阮迎在黑夜里盯着看了一会儿,手机屏幕的光映着微微弯起的唇角。他不打算回复,也没点开看,假装没看到熄了屏幕放到枕边。
他还在生气,才不会理他。
住院一个星期,他和闻璟行身上的伤已无大碍,另外也协助完县城里的刑警调查案子,可以出院了。
蒋繁已经提前帮他办好了材料,和京城区域的派出所协调好,让张书秀可以顺利过完假释期。
张书秀平时劳动惯了,不愿在家闲着。阮迎只好在新租的房子周围,找了份家政钟点工的工作给她。只需每天下午和傍晚上门清扫,工作还算轻松。
阮迎受伤的眼睛还没恢复好,不能长时间用眼,否则会红肿流泪,没办法长时间授课。他暂时辞去了画室的工作,打算先把手头上的客户订单处理完。
外面的天渐渐黑了,漆完最后一层,阮迎轻轻呼了口气,小心翼翼地将凤首壶放置一旁。他起身锤了锤后腰,洗净手,去了阳台。
看到阳台上的东西时,阮迎叹气一声,肩膀微微塌了下去。
那尊三彩骆驼,依旧是上不去一点颜色。尝试了很多办法,都无法做到新旧颜色的相融。
阮迎也想过覆盖一层的方法,将骆驼身重新漆一遍。可这就失去了修复的意义,换来的是一尊完全不同的器物。

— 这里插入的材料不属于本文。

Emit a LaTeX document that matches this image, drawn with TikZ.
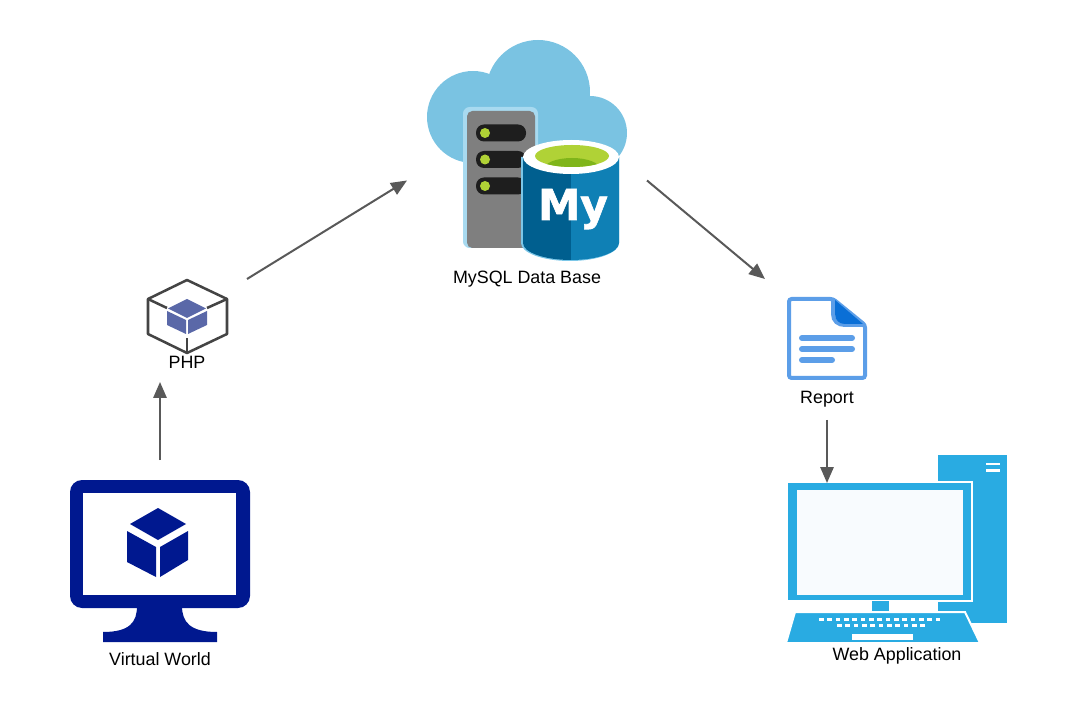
\documentclass[tikz,border=0pt]{standalone}
\usepackage{fontspec}
\setmainfont{Liberation Sans}
\newfontfamily\logofont[BoldFeatures={FakeBold=1.5,LetterSpace=-1}]{DejaVu Sans}
\usepackage{tikz}
\usetikzlibrary{arrows.meta}

\definecolor{arrowgray}{HTML}{595959}
\definecolor{monitornavy}{HTML}{00188F}
\definecolor{cubeblue}{HTML}{5A68A8}
\definecolor{boxline}{HTML}{444444}
\definecolor{docblue}{HTML}{5C9EE8}
\definecolor{docdark}{HTML}{0A6FD6}
\definecolor{pcblue}{HTML}{29ABE2}
\definecolor{screenwhite}{HTML}{F8FBFE}
\definecolor{cloudblue}{HTML}{7AC3E2}
\definecolor{serverrim}{HTML}{A8DAF0}
\definecolor{servergray}{HTML}{7F7F7F}
\definecolor{slotblack}{HTML}{1E1E1E}
\definecolor{limegreen}{HTML}{B0D236}
\definecolor{limedark}{HTML}{7FB51A}
\definecolor{dbdark}{HTML}{005F8F}
\definecolor{dbmid}{HTML}{0F80B5}
\definecolor{dbrim}{HTML}{7CC7E8}

\tikzset{
    iconbox/.style 2 args={inner sep=0pt, outer sep=0pt, minimum width=#1*0.75pt, minimum height=#2*0.75pt},
    caption/.style={inner sep=0pt, font=\fontsize{13.4pt}{16pt}\selectfont},
    flow/.style={draw=arrowgray, line width=1.5pt, -{Triangle[length=12pt, width=10pt]}},
}

\begin{document}
\begin{tikzpicture}[x=0.75pt, y=-0.75pt]
    \useasboundingbox (0,0) rectangle (1077,712);

    % invisible boxes the arrows start and stop on
    \node[iconbox={180}{182}] (world) at (160,551) {};
    \node[iconbox={174}{103}] (php) at (160,330.5) {};
    \node[iconbox={240}{300}] (database) at (527,180.5) {};
    \node[iconbox={124}{141}] (report) at (827,349.5) {};
    \node[iconbox={120}{160}] (webapp) at (827,563) {};

    % draw virtual world monitor
    \fill[monitornavy, rounded corners=9pt] (70,480) rectangle (250,608);
    \fill[monitornavy] (137,606) .. controls (137,622) and (130,632) .. (103,632)
        -- (103,642) -- (217,642) -- (217,632)
        .. controls (190,632) and (182,622) .. (182,606) -- cycle;
    \fill[white] (83,493) rectangle (236,595);
    \fill[monitornavy] (158,508) -- (186,524) -- (158,540) -- (130,524) -- cycle;
    \fill[monitornavy] (127,531) -- (156,547) -- (156,577) -- (127,562) -- cycle;
    \fill[monitornavy] (188,531) -- (160,547) -- (160,577) -- (188,560) -- cycle;

    % draw php box
    \draw[boxline, line width=1.9pt, line join=round]
        (187,280) -- (227,299) -- (227,334) -- (187,353) -- (148,334) -- (148,299) -- cycle;
    \draw[boxline, line width=1.9pt] (148,299) -- (167,308);
    \draw[boxline, line width=1.9pt] (227,299) -- (207,308);
    \draw[boxline, line width=1.9pt] (187,353) -- (187,338);
    \fill[cubeblue] (187,299) -- (206,308.5) -- (187,318) -- (168,308.5) -- cycle;
    \fill[cubeblue] (167,311) -- (186,320) -- (186,334) -- (167,325) -- cycle;
    \fill[cubeblue] (207,311) -- (188,320) -- (188,334) -- (207,325) -- cycle;

    % draw cloud
    \fill[cloudblue] (538,92) circle (52);
    \fill[cloudblue] (473,117) circle (46);
    \fill[cloudblue] (590,133) circle (37);
    \fill[cloudblue] (473,110) rectangle (590,170);

    % draw server
    \fill[serverrim, rounded corners=5pt] (463,107) rectangle (538,248);
    \fill[servergray, rounded corners=4pt] (467,111) rectangle (535,248);
    \foreach \sloty in {133,159.5,186} {
        \fill[slotblack, rounded corners=6pt] (476,\sloty-8.5) rectangle (526,\sloty+8.5);
        \fill[limegreen] (485,\sloty) circle (5);
    }

    % draw mysql cylinder
    \fill[dbrim] (521,157) -- (521,243) arc [x radius=49, y radius=18, start angle=180, end angle=0]
        -- (619,157) -- cycle;
    \fill[dbdark] (523,157) -- (523,243) arc [x radius=48, y radius=17, start angle=180, end angle=90]
        -- (571,157) -- cycle;
    \fill[dbmid] (571,157) -- (571,260) arc [x radius=48, y radius=17, start angle=90, end angle=0]
        -- (619,157) -- cycle;
    \fill[white] (571,157) ellipse [x radius=48, y radius=17];
    \fill[limegreen] (572,156) ellipse [x radius=37, y radius=11];
    \begin{scope}
        \clip (572,156) ellipse [x radius=37, y radius=11];
        \fill[limedark] (572,169) ellipse [x radius=28, y radius=11];
    \end{scope}
    \node[inner sep=0pt, anchor=base, text=white, font=\logofont\bfseries\fontsize{32pt}{32pt}\selectfont] (mylogo) at (573,220) {My};

    % draw report page
    \draw[docblue, fill=white, line width=3pt, rounded corners=2pt]
        (789,299) -- (833,299) -- (865,325) -- (865,378) -- (789,378) -- cycle;
    \draw[docblue, line width=3pt] (833,299) -- (833,314) .. controls (833,321) and (838,325) .. (845,325) -- (865,325);
    \fill[docdark] (835,300) -- (863,324) -- (845,324) .. controls (839,324) and (835,320) .. (835,314) -- cycle;
    \draw[docblue, line width=4.5pt, line cap=round] (802,338) -- (852,338);
    \draw[docblue, line width=4.5pt, line cap=round] (802,349) -- (852,349);
    \draw[docblue, line width=4.5pt, line cap=round] (802,360) -- (832,360);

    % draw computer
    \fill[pcblue] (938,454.5) rectangle (1007,623);
    \fill[white] (986,463) rectangle (1000,465);
    \fill[white] (986,469) rectangle (1000,471.5);
    \fill[white] (788,481) rectangle (973,602);
    \fill[pcblue] (788,483) rectangle (971,600);
    \fill[screenwhite] (797,490) rectangle (963,595);
    \fill[pcblue] (872,601) rectangle (889,611);
    \filldraw[pcblue, draw=white, line width=1.5pt] (795,612) -- (965,612) -- (980,643) -- (786,643) -- cycle;
    \foreach \keyi in {0,...,14}
        \fill[white] (819+\keyi*8.33,617.5) rectangle +(4.7,3.4);
    \foreach \keyi in {0,...,10}
        \fill[white] (837+\keyi*8.33,624) rectangle +(4.7,3.4);
    \fill[white] (852,634) rectangle (913,640);

    % draw labels
    \node[caption] (worldlabel) at (160,659) {Virtual World};
    \node[caption] (phplabel) at (187,362) {PHP};
    \node[caption] (dblabel) at (527,279) {MySQL Data Base};
    \node[caption] (reportlabel) at (827,399) {Report};
    \node[caption] (weblabel) at (897,656) {Web Application};

    % draw arrows
    \draw[flow] (world.north) -- (php.south);
    \draw[flow] (php.north east) -- (database.west);
    \draw[flow] (database.east) -- (report.north west);
    \draw[flow] (report.south) -- (webapp.north);
\end{tikzpicture}
\end{document}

他干脆给王厚打个电话,说自己能力实在有限,还是另找技艺精湛的人去做。
刚从桌上拿起手机,还没等拨号,“闻璟行”三个字跳跃在屏幕上。
回京城后,闻璟行好像很忙,他们大概有十余天没见面了。
心底泛起细细密密的微妙感觉,他抿了抿唇,接了电话,听见对方说:“在家?吃饭了吗?”
阮迎轻轻“嗯”了一声,“吃过了。”
“那正好。”
“......什么?”
此时,门铃声正好响起,耳边传来闻璟行的声音:“开下门,我在门口。”
阮迎一愣,连忙走到玄关处拧开了门,抬头便看到闻璟行正冲他笑。
自从那次头受伤缝针剃成板寸后,闻璟行的头发就没再留长过,一直是短短的贴着头皮的青茬。
衬得五官清晰如墨,眉弓挺直,眼窝深邃,张扬凌锐的眼睛多了几丝沉稳。
阮迎不免有些幌神,他当初为什么会觉得闻璟行和闻珏很像。就连他曾经认为最像的眉眼,也一点都找不出另一个人的影子了。
闻璟行笑了下,伸手轻轻扯了下他的脸颊,添了几分痞气,“啧,我长得就这么帅,怎么又看傻了?”
阮迎回过神,撇开脸,矢口否认,“才没有。”
“嘴真硬。”
“......怎么没提前说就过来了,找我有什么事情吗?”
“有。”闻璟行伸手拽过玄关处衣架上的面包服,穿在阮迎身上,又给他系上围巾,裹得严严实实,说:“带你去个地方。”
在车上,阮迎喝着闻璟行给他买的热椰奶,问他去哪儿,闻璟行也不说,只说到了就知道了。